The number of confirmed coronavirus cases in Israel rose Sunday night to 8,430, up 412 from the morning’s tally and 579 in 24 hours. A top medical expert said the rise in the number of cases in recent days was encouraging: new cases had been doubling every six days until recently, he said, and now was doubling only every 11 days.
The Health Ministry said 139 people were in serious condition, 106 of whom were on ventilators. Another 182 people were in moderate condition and the rest had mild symptoms. It said 546 patients had recovered from the virus. Experts are also pointing to the relatively slow rise in the number on ventilators as a source of potential encouragement.

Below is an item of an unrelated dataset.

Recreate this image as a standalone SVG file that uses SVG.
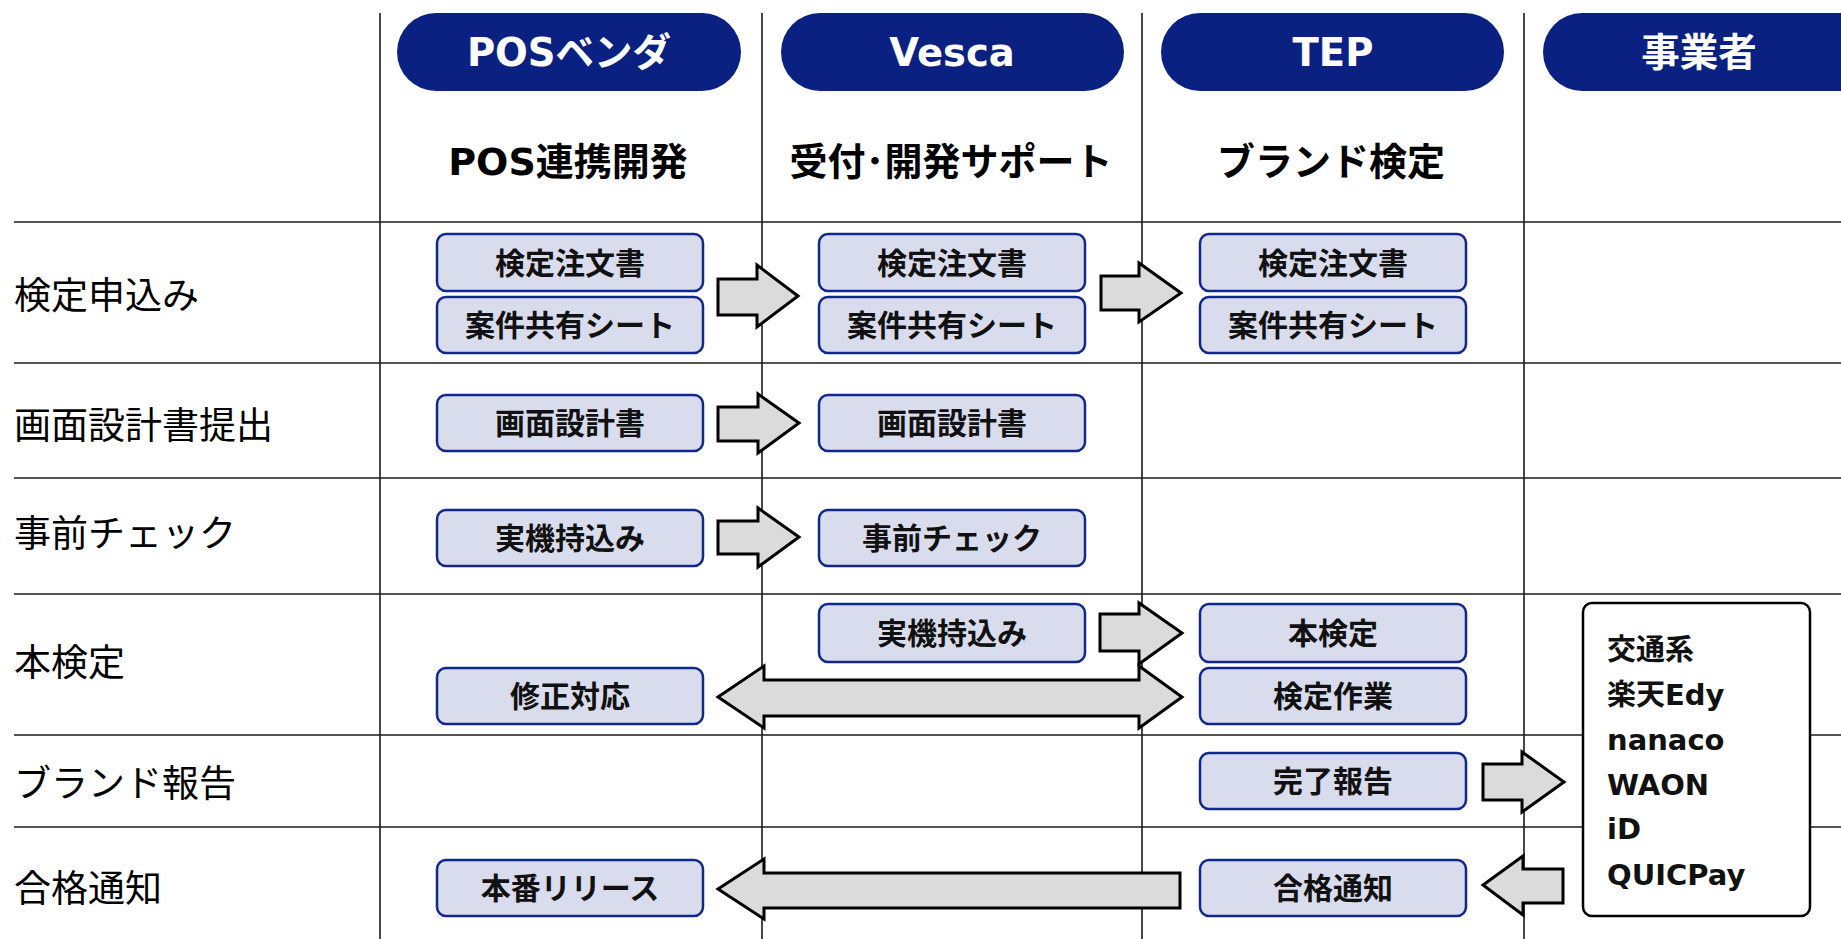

According to the ministry’s figures, 49 Israelis have died from COVID-19, one more than previously reported. It was not immediately clear who the latest victim was or where that person had been hospitalized.
Four more Israelis died Sunday: an 84-year-old woman from the Mishan nursing home in Beersheba, the sixth fatality from the assisted living facility, and a 63-year-old man, 61-year-old woman, 98-year-old woman, all said to have had underlying health issues.
With the death toll from residents at the Mishan assisted living facility continuing to rise, relatives of the residents plan to file a lawsuit against the facility’s managers and the Health Ministry for alleged medical malpractice.
“The Health Ministry as a regulator has not supervised and kept watch. They saved money instead of caring for the elderly,” a representative of residents’ families told the Kan public broadcaster Sunday morning.
In total, there have been at least 42 cases of the virus among residents and staff members.
On Saturday, 88-year-old Holocaust survivor Dr. Nelia Kravitz, 88, who worked as a physician at Soroka Medical Center for 20 years, became the fifth victim from the Mishan facility in Beersheba.
The Nofim Tower assisted living center in Jerusalem has also been hard hit by the virus outbreak, with four fatalities from the facility.
In figures released Sunday, the ministry said the highest number of cases across the country was recorded in Jerusalem (1,302), followed by the ultra-Orthodox city of Bnei Brak (1,214) and Tel Aviv-Jaffa (359). Bnei Brak, one-quarter the size of the capital by population, was closed off by police on Friday morning to stem the outbreak.
Police on Friday imposed a closure on Bnei Brak to stem the outbreak there, and the government was reportedly set to announce movement restrictions in more areas, including several unspecified neighborhoods in Jerusalem, Elad, Migdal Haemek, Beitar Illit, Ashkelon, Tiberias, Or Yehuda and Modiin Illit.
Interior Minister Aryeh Deri said Sunday that the government was considering imposing a general lockdown over all of Israel ahead of the Passover holiday.
Health Ministry Director-General Moshe Bar Siman-Tov struck a cautiously optimistic note on Saturday, following reports that officials believe the current rate of infection in the country is rising at a relatively controlled rate and shows signs of remaining within levels that the health system can handle.
“The fact that we are holding discussions about an exit strategy from the crisis is a privilege,” he said.
Prof. Gabi Barbash, the former director general of the Health Ministry, similarly said the overall situation in Israel’s battle against the coronavirus “is much better” than it was. “We’ve gone down from a doubling of new cases every six days to a doubling every 11 days,” he explained Sunday on Channel 12.
That was “despite what’s been happening” in Bnei Brak and other hard-hit areas, he clarified, and was “thanks to the closures… I hope people will maintain” the stay-home discipline, he said.
The concern is to avoid another rise because of Passover, he added. If the numbers stay like this, “This gives the authorities a much better starting point,” he said, to consider easing some of the restrictions after Passover.